Yellowbird Roadway Completed and Now Reopened



 

For just shy of one year now, the Yellowbird Street rebuild project on Marco Island has been underway. That project entailed complete removal of the old roadbed, as well as upgrades to all of the city utility lines in the ground, including coating of all of the small utility lines.

Traffic has been rerouted, with the exception of local traffic, during the rebuild to help ensure a safe work area, causing some to complain about the almost 12 months of work required to complete the project.

“I’m not sure people understand the extent of the work being accomplished. No other roadway on the island, with the exception of Collier Boulevard, has had such extensive work done on it,” said Mike Daniels, Construction Manager for the Marco Island Public Works Department.
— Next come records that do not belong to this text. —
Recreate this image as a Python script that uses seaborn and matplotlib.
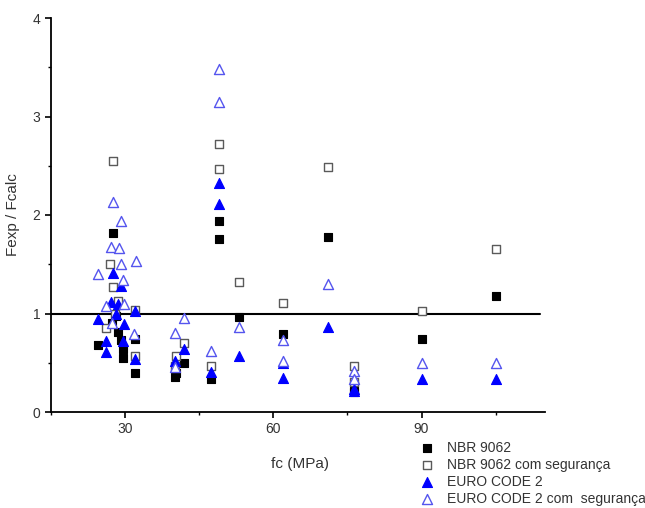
import matplotlib
matplotlib.use("Agg")
import matplotlib.pyplot as plt
import seaborn as sns
from matplotlib.ticker import MultipleLocator

# ---- data ----
nbr_x = [24.5, 27.6, 27.4, 28.6, 29.2, 29.6, 29.6, 32.0, 32.0, 28.2,
         40.0, 40.4, 42.0, 47.4, 49.0, 49.0, 53.0, 62.0, 71.0, 76.4, 76.4, 90.0, 105.0]
nbr_y = [0.68, 1.82, 0.90, 0.81, 0.73, 0.64, 0.55, 0.74, 0.40, 0.97,
         0.36, 0.40, 0.50, 0.34, 1.94, 1.76, 0.96, 0.79, 1.78, 0.22, 0.20, 0.74, 1.18]

nbrs_x = [27.6, 27.0, 27.6, 28.6, 26.1, 32.0, 32.0, 28.0,
          40.3, 40.0, 42.0, 47.4, 49.0, 49.0, 53.0, 62.0, 71.0, 76.4, 76.4, 90.0, 105.0]
nbrs_y = [2.55, 1.50, 1.27, 1.13, 0.85, 1.04, 0.57, 1.00,
          0.57, 0.47, 0.70, 0.47, 2.72, 2.47, 1.32, 1.11, 2.49, 0.47, 0.30, 1.03, 1.65]

ec_x = [24.5, 26.1, 26.1, 27.6, 29.2, 27.2, 28.6, 29.8, 29.6, 32.0, 32.0, 28.2,
        40.2, 42.0, 47.4, 49.0, 49.0, 53.0, 62.0, 62.0, 71.0, 76.4, 76.4, 90.0, 105.0]
ec_y = [0.94, 0.72, 0.61, 1.41, 1.28, 1.12, 1.10, 0.89, 0.72, 1.03, 0.54, 1.00,
        0.52, 0.64, 0.41, 2.32, 2.11, 0.57, 0.50, 0.35, 0.86, 0.23, 0.21, 0.33, 0.34]

ecs_x = [24.5, 27.6, 29.2, 27.2, 28.8, 32.2, 29.2, 29.6, 26.1, 29.8, 27.4, 31.8,
         40.0, 42.0, 40.0, 47.4, 49.0, 49.0, 53.0, 62.0, 62.0, 71.0, 76.4, 76.4, 90.0, 105.0]
ecs_y = [1.40, 2.13, 1.94, 1.68, 1.66, 1.53, 1.50, 1.34, 1.08, 1.10, 0.90, 0.79,
         0.80, 0.95, 0.46, 0.62, 3.48, 3.15, 0.86, 0.73, 0.52, 1.30, 0.42, 0.33, 0.50, 0.50]

labels = ["NBR 9062", "NBR 9062 com segurança", "EURO CODE 2", "EURO CODE 2 com  segurança"]
x_ticks = [30, 60, 90]
y_ticks = [0, 1, 2, 3, 4]

sns.set_theme(style="ticks")
plt.rcParams['font.family'] = ['Liberation Sans', 'DejaVu Sans']

fig = plt.figure(figsize=(6.45, 5.08), dpi=100)
ax = fig.add_axes([51/645, 1 - 412/508, 494/645, (412 - 18)/508])

sns.scatterplot(x=nbr_x, y=nbr_y, ax=ax, marker="s", s=36, color="black",
                edgecolor="black", linewidth=0.8, label=labels[0], zorder=3)
sns.scatterplot(x=nbrs_x, y=nbrs_y, ax=ax, marker="s", s=36, color="white",
                edgecolor="#5a5a5a", linewidth=1.0, label=labels[1], zorder=3)
sns.scatterplot(x=ec_x, y=ec_y, ax=ax, marker="^", s=52, color="#0000ff",
                edgecolor="#0000ff", linewidth=0.8, label=labels[2], zorder=3)
sns.scatterplot(x=ecs_x, y=ecs_y, ax=ax, marker="^", s=52, color="white",
                edgecolor="#5555ee", linewidth=1.0, label=labels[3], zorder=3)

ax.axhline(1.0, xmin=0, xmax=0.99, color="black", linewidth=1.5, zorder=2)

ax.set_xlim(15, 115)
ax.set_ylim(0, 4)
ax.set_xticks(x_ticks)
ax.set_yticks(y_ticks)
ax.xaxis.set_minor_locator(MultipleLocator(15))
ax.yaxis.set_minor_locator(MultipleLocator(0.5))
ax.tick_params(which="major", direction="out", length=4, width=1.2, labelsize=10,
               labelcolor="#333333", color="black")
ax.tick_params(which="minor", direction="out", length=2.5, width=1.0, color="black")
for side in ["top", "right"]:
    ax.spines[side].set_visible(False)
for side in ["left", "bottom"]:
    ax.spines[side].set_linewidth(1.3)
    ax.spines[side].set_color("black")

ax.set_xlabel("fc (MPa)", fontsize=11, color="#333333")
ax.set_ylabel("Fexp / Fcalc", fontsize=11, color="#333333")
ax.xaxis.set_label_coords((300 - 51) / 494, -(457 - 412) / 394)
ax.yaxis.set_label_coords(-(51 - 20) / 494, (412 - 215) / 394)

handles, labs = ax.get_legend_handles_labels()
ax.get_legend().remove()
fig.legend(handles, labs, loc="upper left", bbox_to_anchor=(412/645, 1 - 434/508),
           frameon=False, fontsize=10, labelspacing=0.22, handletextpad=0.8,
           borderpad=0, handlelength=1.2, labelcolor="#333333")

fig.savefig("out.png", dpi=100)
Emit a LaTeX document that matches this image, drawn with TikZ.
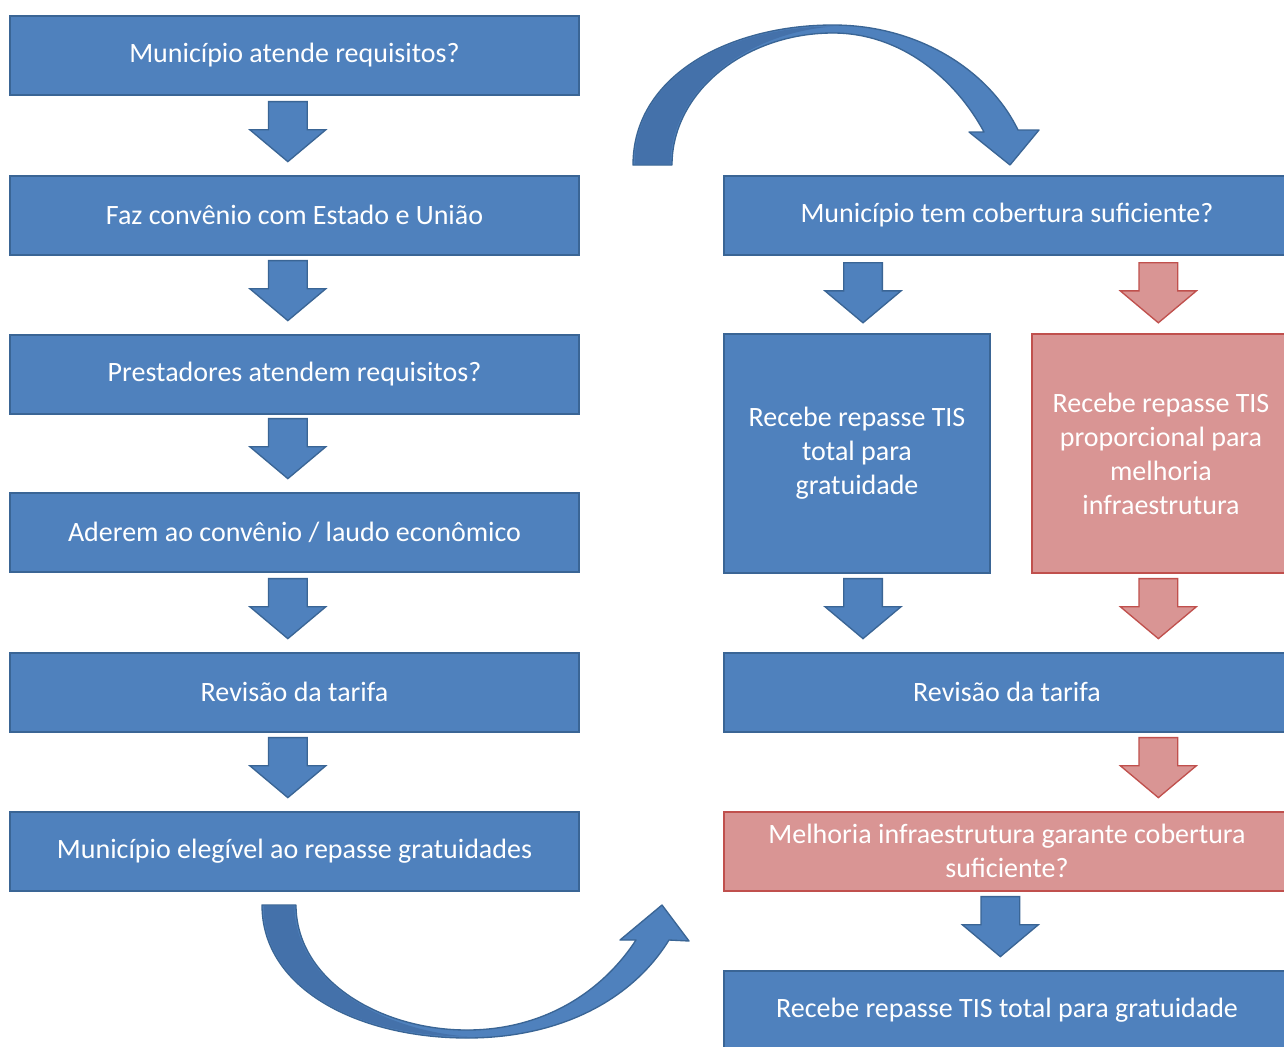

The complete “force main” for sewer was replaced and the entire run of gravity sewer lines was internally coated, reinforcing those pipes. Water utility lines also were replaced and the stormwater system along the roadway was upgraded to provide relief during heavy rain events to deal with street flooding. Sidewalks along the south side of the roadway were replaced and widened to a 5-foot width.

 



 

During the rebuild of the roadway, a seven-inch lime-rock base was laid in, compacted and graded. Then a total of seven and a half inches of new asphalt was applied during three separate applications. Temporary striping has been applied as the top asphalt coat is allowed to cure over approximately 2 weeks.

After the contracts had been finalized, one last addition was made. This addition included a traffic dampening device, also referred to as a “roundabout.” The roundabout was promoted by former City Councilor Larry Honig, increasing the $4 million plus project by just over $120,000.

Residents along the roadway had complained to City Council over the years of excessive speed on the heavily-used roadway by both cars and heavy trucks. The placement of the roundabout has drawn some criticism, with doubts raised that it may have little effect due to its location.

City officials gathered on June 7 for an official ribbon cutting to mark the reopening of Yellowbird Street with contractors and residents watching.